And it does.
Spring water isn’t magical (so they say), but a proper balance of minerality, ph, and provenance makes a huge difference to the quality of our favorite leafy infusion.
So it should come as no surprise that the Tea Institute sources our own water from near by Roaring Spring, PA. Once (soon to be twice) a semester, a group of our intrepid researchers and artists ventures out to fill ~100 gallons of water. That’s half a ton if you’re keeping count. The Institute will use that in about a month and a half; not a very water intensive operation really, untill you think we’re ingesting the great majority of it!
Most of that water is simply stored and boiled with active bamboo charcoal from Taiwan. Our tetsubans give the water a slight sweetness (free iron cations bind with calcium which activates sweet receptors… so ghost sweetness… kinda…) and a more present clean mouth feel.

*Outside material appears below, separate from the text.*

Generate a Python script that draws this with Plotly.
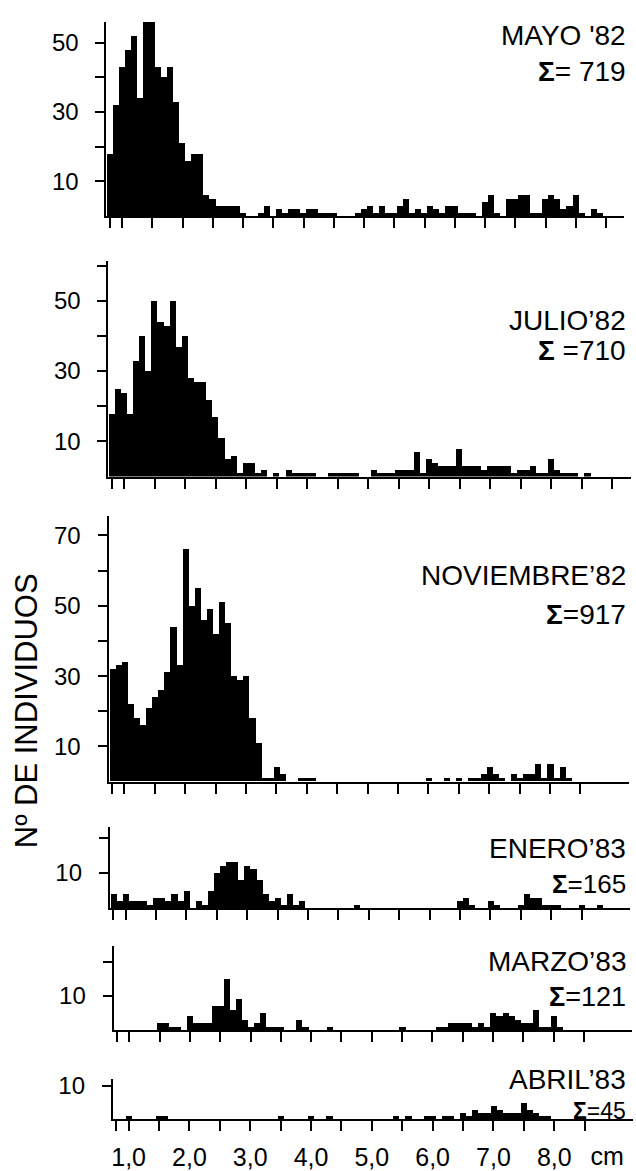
import plotly.graph_objects as go

W, H = 636, 1171

# bin centres (cm)
bins = [0.8, 0.9, 1.0, 1.1, 1.2, 1.3, 1.4, 1.5, 1.6, 1.7,
        1.8, 1.9, 2.0, 2.1, 2.2, 2.3, 2.4, 2.5, 2.6, 2.7,
        2.8, 2.9, 3.0, 3.1, 3.2, 3.3, 3.4, 3.5, 3.6, 3.7,
        3.8, 3.9, 4.0, 4.1, 4.2, 4.3, 4.4, 4.5, 4.6, 4.7,
        4.8, 4.9, 5.0, 5.1, 5.2, 5.3, 5.4, 5.5, 5.6, 5.7,
        5.8, 5.9, 6.0, 6.1, 6.2, 6.3, 6.4, 6.5, 6.6, 6.7,
        6.8, 6.9, 7.0, 7.1, 7.2, 7.3, 7.4, 7.5, 7.6, 7.7,
        7.8, 7.9, 8.0, 8.1, 8.2, 8.3, 8.4, 8.5, 8.6, 8.7,
        8.8, 8.9, 9.0]

mayo_82 = [18, 32, 43, 48, 52, 34, 56, 56, 43, 40,
           43, 33, 21, 16, 18, 18, 6, 5, 3, 3,
           3, 3, 1, 0, 0, 1, 3, 0, 2, 1,
           2, 2, 1, 2, 2, 1, 1, 1, 0, 0,
           0, 1, 2, 3, 1, 3, 1, 1, 3, 5,
           1, 2, 1, 3, 2, 1, 3, 3, 1, 1,
           1, 0, 4, 6, 1, 0, 5, 5, 6, 6,
           1, 1, 5, 6, 5, 2, 3, 6, 1, 0,
           2, 1, 0]

julio_82 = [18, 25, 24, 18, 33, 40, 30, 50, 44, 43,
            50, 37, 40, 28, 27, 27, 22, 17, 11, 5,
            6, 1, 4, 4, 1, 2, 0, 1, 0, 2,
            1, 1, 1, 1, 0, 0, 1, 1, 1, 1,
            1, 0, 0, 2, 1, 1, 1, 2, 2, 2,
            7, 1, 5, 4, 3, 3, 3, 8, 3, 3,
            3, 2, 3, 3, 3, 3, 1, 2, 2, 3,
            1, 1, 5, 2, 1, 1, 1, 0, 1, 0,
            0, 0, 0]

noviembre_82 = [32, 33, 34, 22, 18, 16, 21, 24, 26, 31,
                44, 33, 66, 50, 55, 46, 49, 42, 51, 45,
                30, 29, 30, 18, 11, 1, 1, 4, 2, 0,
                0, 1, 1, 1, 0, 0, 0, 0, 0, 0,
                0, 0, 0, 0, 0, 0, 0, 0, 0, 0,
                0, 0, 1, 0, 0, 1, 0, 1, 0, 1,
                1, 2, 4, 2, 1, 0, 2, 1, 2, 2,
                5, 1, 5, 1, 4, 1, 0, 0, 0, 0,
                0, 0, 0]

enero_83 = [4, 2, 4, 2, 2, 2, 1, 3, 3, 2,
            4, 2, 5, 0, 2, 1, 5, 10, 12, 13,
            13, 8, 12, 11, 8, 4, 2, 3, 1, 4,
            1, 2, 0, 0, 0, 0, 0, 0, 0, 0,
            1, 0, 0, 0, 0, 0, 0, 0, 0, 0,
            0, 0, 0, 0, 0, 0, 0, 2, 3, 1,
            0, 0, 2, 1, 0, 0, 0, 1, 4, 3,
            3, 1, 1, 1, 0, 0, 0, 1, 0, 0,
            1, 0, 0]

marzo_83 = [0, 0, 0, 0, 0, 0, 0, 2, 2, 1,
            1, 0, 4, 2, 2, 2, 7, 7, 15, 6,
            9, 3, 1, 2, 5, 1, 1, 1, 0, 0,
            3, 1, 0, 0, 0, 1, 0, 0, 0, 0,
            0, 0, 0, 0, 0, 0, 0, 1, 0, 0,
            0, 0, 0, 1, 1, 2, 2, 2, 2, 1,
            2, 1, 5, 4, 5, 4, 3, 2, 2, 6,
            1, 1, 4, 1, 0, 0, 0, 0, 0, 0,
            0, 0, 0]

abril_83 = [0, 0, 1, 0, 0, 0, 0, 1, 1, 0,
            0, 0, 0, 0, 0, 0, 0, 0, 0, 0,
            0, 0, 0, 0, 0, 0, 0, 1, 0, 0,
            0, 0, 1, 0, 0, 1, 0, 0, 0, 0,
            0, 0, 0, 0, 0, 0, 1, 0, 1, 0,
            0, 1, 1, 0, 1, 1, 0, 2, 1, 3,
            2, 2, 4, 3, 2, 2, 2, 5, 3, 2,
            1, 1, 0, 0, 0, 0, 0, 0, 0, 0,
            0, 0, 0]

titles = ["MAYO '82", "JULIO’82", "NOVIEMBRE’82", "ENERO’83", "MARZO’83", "ABRIL’83"]
totals = ["= 719", " =710", "=917", "=165", "=121", "=45"]
series = [mayo_82, julio_82, noviembre_82, enero_83, marzo_83, abril_83]

y_tickvals = [[10, 20, 30, 40, 50],
              [10, 20, 30, 40, 50, 60],
              [10, 20, 30, 40, 50, 60, 70],
              [10, 20],
              [10, 20],
              [10]]
y_ticktext = [["10", "", "30", "", "50"],
              ["10", "", "30", "", "50", ""],
              ["10", "", "30", "", "50", "", "70"],
              ["10", ""],
              ["10", ""],
              ["10"]]

x_ticks_long = [0.8, 1.0, 1.5, 2.0, 2.5, 3.0, 3.5, 4.0, 4.5, 5.0, 5.5, 6.0,
                6.5, 7.0, 7.5, 8.0, 8.5, 9.0]
x_ticks_short = x_ticks_long[:-1]
x_label_map = {1.0: "1,0", 2.0: "2,0", 3.0: "3,0", 4.0: "4,0",
               5.0: "5,0", 6.0: "6,0", 7.0: "7,0", 8.0: "8,0"}
unit_pos = 8.87
unit_label = "cm"

# layout geometry (pixels) of each panel
p_top = [15, 256, 514, 828, 948, 1082]
p_base = [211, 474, 782, 910, 1033, 1123]
p_pxunit = [3.5, 3.55, 3.55, 3.57, 3.47, 3.4]
p_x1 = [120.5, 122.7, 122.7, 124, 127.7, 127]   # pixel position of 1.0 cm
p_pxcm = [60.7, 61.2, 61.0, 61.0, 60.8, 61.0]
title_y = [29, 316, 574, 849, 964, 1083]
total_y = [65, 347, 613, 885, 999, 1114]
total_size = [28, 28, 28, 26, 27, 23]

XMIN, XMAX = 0.74, 9.3
FONT = "Liberation Sans, Arial, sans-serif"

fig = go.Figure()
layout = dict(width=W, height=H, margin=dict(l=0, r=0, t=0, b=0),
              paper_bgcolor="white", plot_bgcolor="white",
              showlegend=False, bargap=0,
              font=dict(family=FONT, size=24, color="black"))
annotations = []
STANDOFF_X = 5

for k in range(6):
    n = k + 1
    xs = "x" if n == 1 else f"x{n}"
    ys = "y" if n == 1 else f"y{n}"
    fig.add_trace(go.Bar(x=bins, y=series[k], width=0.1, xaxis=xs, yaxis=ys,
                         marker=dict(color="black", line=dict(width=0)),
                         hoverinfo="skip"))
    left = p_x1[k] + (XMIN - 1.0) * p_pxcm[k]
    right = p_x1[k] + (XMAX - 1.0) * p_pxcm[k]
    ymax = (p_base[k] - p_top[k]) / p_pxunit[k]
    tv = x_ticks_long if k < 2 else x_ticks_short
    if k == 5:
        tt = [x_label_map.get(v, "") for v in tv]
    else:
        tt = ["" for v in tv]
    xa = dict(domain=[left / W, right / W], range=[XMIN, XMAX],
              anchor=ys, showline=True, linecolor="black", linewidth=2,
              ticks="outside", ticklen=10, tickwidth=2, tickcolor="black",
              tickvals=tv, ticktext=tt, showgrid=False, zeroline=False,
              tickfont=dict(family=FONT, size=25, color="black"),
              ticklabelstandoff=STANDOFF_X, fixedrange=True)
    ya = dict(domain=[1 - p_base[k] / H, 1 - p_top[k] / H], range=[0, ymax],
              anchor=xs, showline=True, linecolor="black", linewidth=2,
              ticks="outside", ticklen=9, tickwidth=2, tickcolor="black",
              tickvals=y_tickvals[k], ticktext=y_ticktext[k],
              showgrid=False, zeroline=False,
              tickfont=dict(family=FONT, size=24, color="black"),
              ticklabelstandoff=12, fixedrange=True)
    layout["xaxis" if n == 1 else f"xaxis{n}"] = xa
    layout["yaxis" if n == 1 else f"yaxis{n}"] = ya

    annotations.append(dict(text=titles[k], xref="paper", yref="paper",
                            x=628 / W, y=1 - title_y[k] / H, xanchor="right",
                            yanchor="middle", showarrow=False,
                            font=dict(family=FONT, size=28, color="black")))
    annotations.append(dict(text="<b>Σ</b>" + totals[k], xref="paper", yref="paper",
                            x=628 / W, y=1 - total_y[k] / H, xanchor="right",
                            yanchor="middle", showarrow=False,
                            font=dict(family=FONT, size=total_size[k], color="black")))

# overlay axis on the bottom panel that carries only the unit label "cm",
# configured like the bottom axis (invisible tick) so baselines match
fig.add_trace(go.Bar(x=[unit_pos], y=[0], width=0.1, xaxis="x7", yaxis="y6",
                     marker=dict(color="black", line=dict(width=0)),
                     hoverinfo="skip"))
x6 = layout["xaxis6"]
layout["xaxis7"] = dict(domain=x6["domain"], range=[XMIN, XMAX], anchor="y6",
                        overlaying="x6", side="bottom", showline=False,
                        ticks="outside", ticklen=10, tickwidth=2,
                        tickcolor="rgba(0,0,0,0)",
                        tickvals=[unit_pos], ticktext=[unit_label],
                        showgrid=False, zeroline=False,
                        tickfont=dict(family=FONT, size=25, color="black"),
                        ticklabelstandoff=STANDOFF_X, fixedrange=True)

annotations.append(dict(text="Nº DE INDIVIDUOS", xref="paper", yref="paper",
                        x=24 / W, y=1 - 710 / H, xanchor="center", yanchor="middle",
                        textangle=-90, showarrow=False,
                        font=dict(family=FONT, size=31, color="black")))
layout["annotations"] = annotations
fig.update_layout(**layout)
fig.write_html("out.html", config={"displayModeBar": False},
               post_script="document.body.style.margin='0px';document.body.style.overflow='hidden';")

A small portion of our water is put into ageing jars for salt-ion exchange experiments; the aged water is amazingly light and airy. We can only age about 2 gallons at a time, and our current batch has been ageing for more than 4 months!
This is only used for the most special of tea!
Driving out to the spring one fine summer day, we made ChaXi in view of the spring and old paper factory that still bears the towns name.
We boiled the spring water with 3 pieces of our LongYan Charcoal, the aroma filled the air as we carried the jugs back to the car. With only a little too much work, the water was boiling in about 40 Minutes. Most of that time was simply getting the super dense charcoal lit! (it really just requires a blow torch a’la Stéphane Erler)
The ChaXi had a simple branch warped with a string of late bloom flowers, and I used my white porcelain travel set on wooden blocks set atop large green leaves. We brewed our ‘palace grade Dian Hong’ for such a event.
I would call this a success, but I’m still at 0 Okapi’s for Pennsylvania.
Looks like I need to step up my tracking game.